The White House is gearing up for a battle with congressional Republicans over credit card fees as part of its broader message on controlling costs for consumers.
Tuesday’s announcement of a Consumer Financial Protection Bureau final rule designed to limit the late fees charged by major credit card lenders to about $8 was just one of many pegged to a meeting of President Joe Biden’s Competition Council ahead of Thursday’s State of the Union address, but it sets up one of the most obvious contrasts with Republicans on Capitol Hill.
The rule “will help stop some credit card companies from ripping you off with late fees,” Biden said, adding that current law says banks are only supposed to charge consumers what it costs to collect the late payment. “But we estimate banks are collecting five times more in late fees than it costs to collect late payment.”
“Today’s rule ends the era of big credit card companies hiding behind the excuse of inflation when they hike fees on borrowers and boost their own bottom lines.” CFPB Director Rohit Chopra said in a statement.
Sen. Tim Scott, the South Carolina Republican considered a contender to be former President Donald Trump’s running mate and the ranking member of the Senate Banking Committee, said Tuesday that he intended to use the Congressional Review Act’s expedited procedures to seek to nullify the rule.
“While lowering the cap on late penalties may sound like a good talking point, in practice it will decrease the availability of credit card products for those who need it most, raise rates for many borrowers who carry a balance but pay on time, and increase the likelihood of late payments across the board,” Scott said in a statement. “Lawful and contractually agreed upon payment incentives promote financial discipline and responsibility.”
The fight was expected.
When Chopra testified about the proposed rule at a Senate Banking hearing last June, he faced plenty of questions from Scott and other Republican senators about the potential consequences for borrowers. Chopra told reporters Monday that the rule would affect credit card issuers with over 1 million open accounts, not issuers like small banks and credit unions.
“We did not find evidence these smaller companies are employing the fee-churning business model, and in fact they generally charge much lower fees overall,” he said.
There were a number of other announcements tied to Tuesday’s sixth meeting of the Competition Council, affecting industries from health care to agriculture and housing. On the health policy front, the Biden administration is scrutinizing health care prices as part of a broader “strike force” initiative on consumer costs. Briefing reporters ahead of the formal announcements, Federal Trade Commission Chair Lina Khan pointed to the agency’s ongoing work on pharmacy benefit managers and health care mergers.
She also noted the agency’s successful challenge of dozens of drug patents in the Food and Drug Administration’s Orange Book, a registry of pharmaceutical patents that can grant drugmakers additional market exclusivity for improperly listed products.
On Tuesday, much of the president’s focus was on what’s called “shrinkflation” in which less product may be put in the same sized retail packaging.

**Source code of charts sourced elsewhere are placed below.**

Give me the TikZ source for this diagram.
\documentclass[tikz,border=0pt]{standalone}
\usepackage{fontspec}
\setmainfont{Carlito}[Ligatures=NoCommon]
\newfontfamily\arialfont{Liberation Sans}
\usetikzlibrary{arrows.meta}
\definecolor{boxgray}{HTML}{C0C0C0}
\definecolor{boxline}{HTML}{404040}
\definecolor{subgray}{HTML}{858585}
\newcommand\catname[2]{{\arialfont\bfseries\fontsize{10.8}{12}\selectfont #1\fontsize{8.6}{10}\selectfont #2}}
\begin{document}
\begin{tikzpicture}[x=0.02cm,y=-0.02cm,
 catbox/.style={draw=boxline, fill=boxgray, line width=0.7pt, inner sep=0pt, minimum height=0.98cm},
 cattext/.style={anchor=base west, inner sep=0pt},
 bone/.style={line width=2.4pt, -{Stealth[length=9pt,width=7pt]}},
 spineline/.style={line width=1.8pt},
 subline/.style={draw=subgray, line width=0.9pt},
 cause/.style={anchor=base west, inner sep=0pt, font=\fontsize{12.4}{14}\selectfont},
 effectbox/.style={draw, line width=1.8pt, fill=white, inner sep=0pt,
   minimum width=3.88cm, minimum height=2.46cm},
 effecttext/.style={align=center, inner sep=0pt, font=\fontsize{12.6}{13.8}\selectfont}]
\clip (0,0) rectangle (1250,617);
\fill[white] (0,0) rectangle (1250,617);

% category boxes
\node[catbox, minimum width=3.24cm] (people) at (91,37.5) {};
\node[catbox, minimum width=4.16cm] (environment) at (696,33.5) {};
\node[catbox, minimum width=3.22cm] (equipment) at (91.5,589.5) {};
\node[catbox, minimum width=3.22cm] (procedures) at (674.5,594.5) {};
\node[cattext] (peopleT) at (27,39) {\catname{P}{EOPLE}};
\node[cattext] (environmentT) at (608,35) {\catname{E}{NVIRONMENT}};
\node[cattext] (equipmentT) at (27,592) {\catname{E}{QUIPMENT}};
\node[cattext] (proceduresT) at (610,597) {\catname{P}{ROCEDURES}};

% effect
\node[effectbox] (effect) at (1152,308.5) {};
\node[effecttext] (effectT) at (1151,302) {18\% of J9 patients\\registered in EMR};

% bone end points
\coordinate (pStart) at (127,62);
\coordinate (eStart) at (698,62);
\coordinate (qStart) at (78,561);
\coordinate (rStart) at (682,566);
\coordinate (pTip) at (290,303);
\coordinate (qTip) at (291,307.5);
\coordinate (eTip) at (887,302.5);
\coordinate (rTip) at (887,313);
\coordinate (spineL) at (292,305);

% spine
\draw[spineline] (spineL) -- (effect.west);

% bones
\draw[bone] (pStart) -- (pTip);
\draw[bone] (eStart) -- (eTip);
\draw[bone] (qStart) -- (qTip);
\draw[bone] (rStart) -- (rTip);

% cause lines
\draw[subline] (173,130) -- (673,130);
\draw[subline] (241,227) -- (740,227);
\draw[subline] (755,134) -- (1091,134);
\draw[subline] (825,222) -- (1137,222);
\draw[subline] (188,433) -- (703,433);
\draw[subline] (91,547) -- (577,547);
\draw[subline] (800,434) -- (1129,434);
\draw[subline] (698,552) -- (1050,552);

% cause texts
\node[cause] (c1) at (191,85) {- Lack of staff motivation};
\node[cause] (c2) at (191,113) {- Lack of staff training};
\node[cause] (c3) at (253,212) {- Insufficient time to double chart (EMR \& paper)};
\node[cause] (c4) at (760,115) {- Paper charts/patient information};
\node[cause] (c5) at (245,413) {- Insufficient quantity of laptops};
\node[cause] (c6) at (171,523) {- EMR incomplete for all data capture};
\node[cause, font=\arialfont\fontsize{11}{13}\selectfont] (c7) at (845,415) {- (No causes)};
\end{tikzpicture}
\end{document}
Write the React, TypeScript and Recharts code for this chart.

The president cited the example of snack foods, saying “they charge you just as much for the same-sized bag of potato chips, only there’s a hell of lot fewer chips in it.”
The White House responded after Cookie Monster, the Sesame Street character, posted on X Monday that “Me hate shrinkflation! Me cookies are getting smaller.” The exchange led White House Press Secretary Karine Jean-Pierre to say at Tuesday’s White House press briefing that, “I can’t believe I’m having a conversation about the Cookie Monster at the podium.”
Lauren Clason contributed to this report.